If we imagine that Elizabeth only looked on Dee as the great alchemist who was to replenish her coffers, or the mystic who propounded the world of spirits, this would not account for the Queen permitting Dee to remain on the Continent during six years. Had such been the Queen’s hopes, she would have hermetically sealed the philosopher in his house at Mortlake, where in her rides to Richmond she might conveniently have watched the progress of gold-making and listened to the theurgic revelations. Never would she have left this wanderer from court to court, with the chance of conveying to other princes such inappreciable results of the occult sciences.
What then was the cause of this intimate intercourse of the Queen with Dr. Dee; and what the occasion of that mysterious journey of fifteen hundred miles in the winter season to consult physicians on her Majesty’s health, of which he had reminded the Queen by her commissioners, but which they could not have comprehended? Did these mysterious physicians reside in one particular locality; and in the vast intervening distance were there no skilful physicians equally able for consultation?
A casual hint dropped by Lilly, the famous astrologer, will unveil the mysterious life of Dee during his six years’ residence abroad. Lilly tells us that “for many years, in search of the profounder studies, he travelled into foreign parts; to be serious, he was Queen Elizabeth’s intelligencer, and had a salary for his maintenance from the secretaries of state.” Lilly, who is correct in his statements except on the fabulous narratives of his professional art, must have written from some fact known to him; and it harmonizes with an ingenious theory to explain the unintelligible diary of Dee, suggested by Dr. Robert Hooke, the eminent mathematician.

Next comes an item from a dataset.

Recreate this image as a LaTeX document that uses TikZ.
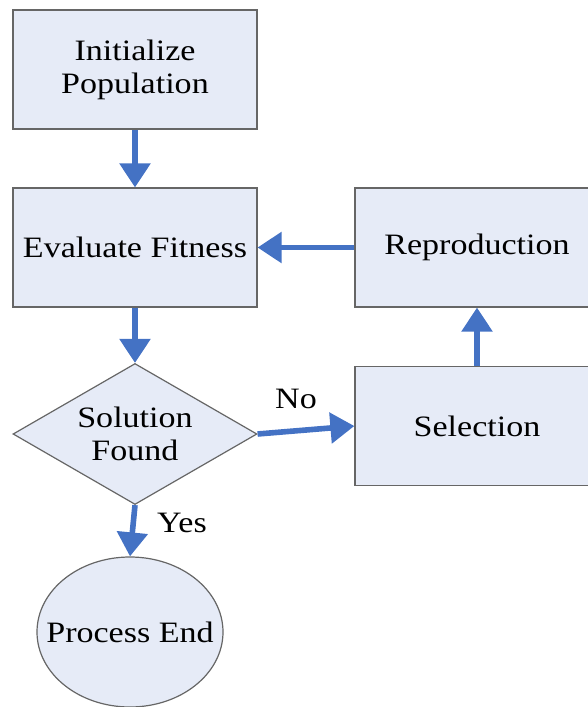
\documentclass[tikz,border=0pt]{standalone}
\usepackage{fontspec}
\setmainfont{Liberation Serif}[FakeStretch=1.15]
\usetikzlibrary{shapes.geometric,arrows.meta}
\definecolor{boxfill}{RGB}{230,235,247}
\definecolor{arrowblue}{RGB}{68,114,196}
\begin{document}
\begin{tikzpicture}[
        x=0.5pt, y=-0.5pt,
        >={Triangle[width=15pt,length=12pt]},
        box/.style={
            rectangle,
            draw=black!60,
            fill=boxfill,
            line width=0.6pt,
            minimum width=122pt,
            minimum height=59.5pt,
            align=center,
            font=\fontsize{14.8}{16.5}\selectfont,
            inner sep=0pt
        },
        decision/.style={
            diamond,
            draw=black!60,
            fill=boxfill,
            line width=0.6pt,
            aspect=1.73,
            minimum width=122pt,
            minimum height=70.5pt,
            align=center,
            font=\fontsize{14.8}{16.5}\selectfont,
            inner sep=0pt
        },
        terminal/.style={
            ellipse,
            draw=black!60,
            fill=boxfill,
            line width=0.6pt,
            minimum width=93pt,
            minimum height=75pt,
            font=\fontsize{14.8}{16.5}\selectfont,
            inner xsep=-16pt,
            inner ysep=0pt
        },
        arrow/.style={->, line width=2.8pt, draw=arrowblue},
        lbl/.style={font=\fontsize{14.8}{16.5}\selectfont}
    ]
    \useasboundingbox (0,0) rectangle (588,707);
    \clip (0,0) rectangle (588,707);

    \node[box] (init) at (135, 69.5)   {Initialize\\Population};
    \node[box] (eval) at (135, 247.5)  {Evaluate Fitness};
    \node[box] (repr) at (477, 247.5)  {Reproduction};
    \node[decision] (found) at (135, 434) {Solution\\Found};
    \node[box] (sel) at (477, 426)     {Selection};
    \node[terminal] (stop) at (130, 632) {Process End};

    \node[lbl] (no) at (296, 399)  {No};
    \node[lbl] (yes) at (182, 523) {Yes};

    \draw[arrow] (init) -- (eval);
    \draw[arrow] (eval) -- (found);
    \draw[arrow] (found.east) -- (sel.west);
    \draw[arrow] (sel) -- (repr);
    \draw[arrow] (repr) -- (eval);
    \draw[arrow] (found.south) -- (stop.north);

    \end{tikzpicture}
\end{document}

Hooke, himself a great inventor in science, entertained a very high notion of the scientific character of Dee, and of his curiosity and dexterity in the philosophical arts—optics, perspective, and mechanics. Deeply versed in chemistry, mathematics, and the prevalent study of astrology, like another Roger Bacon (or rather a Baptista Porta), delighting in the marvellous of philosophical experiments, he was sent abroad to amuse foreign princes, while he was really engaged by Elizabeth in state affairs. Hooke, by turning over the awful tome, and comparing several circumstances with the history of his own life, was led to conclude that “all which relates to the spirits, their names, speeches, shows, noises, clothing, actions, &c., were all cryptography; feigned relations, concealing true ones of a very different nature.” It was to prevent any accident, lest his papers should fall into hostile hands, that he preferred they should appear as the effusions of a visionary, rather than the secret history of a real spy. When the spirits are described as using inarticulate words, unpronounceable according to the letters in which they are written, he conjectured that this gibberish would be understood by that book of Enoch which Dee prized so highly, and which Hooke considered to contain the cypher. Hooke, however, has not deciphered any of these inarticulate words; but as the book of Enoch seems still to exist, this Apocalypse may yet receive its commentator, a task which it appears Dr. Adam Clarke once himself contemplated.[20]
There is one fatal objection to this ingenious theory of cryptography; this astounding diary opens long before Dee went abroad, and was continued long after his return, when it does not appear that he was employed in affairs of state.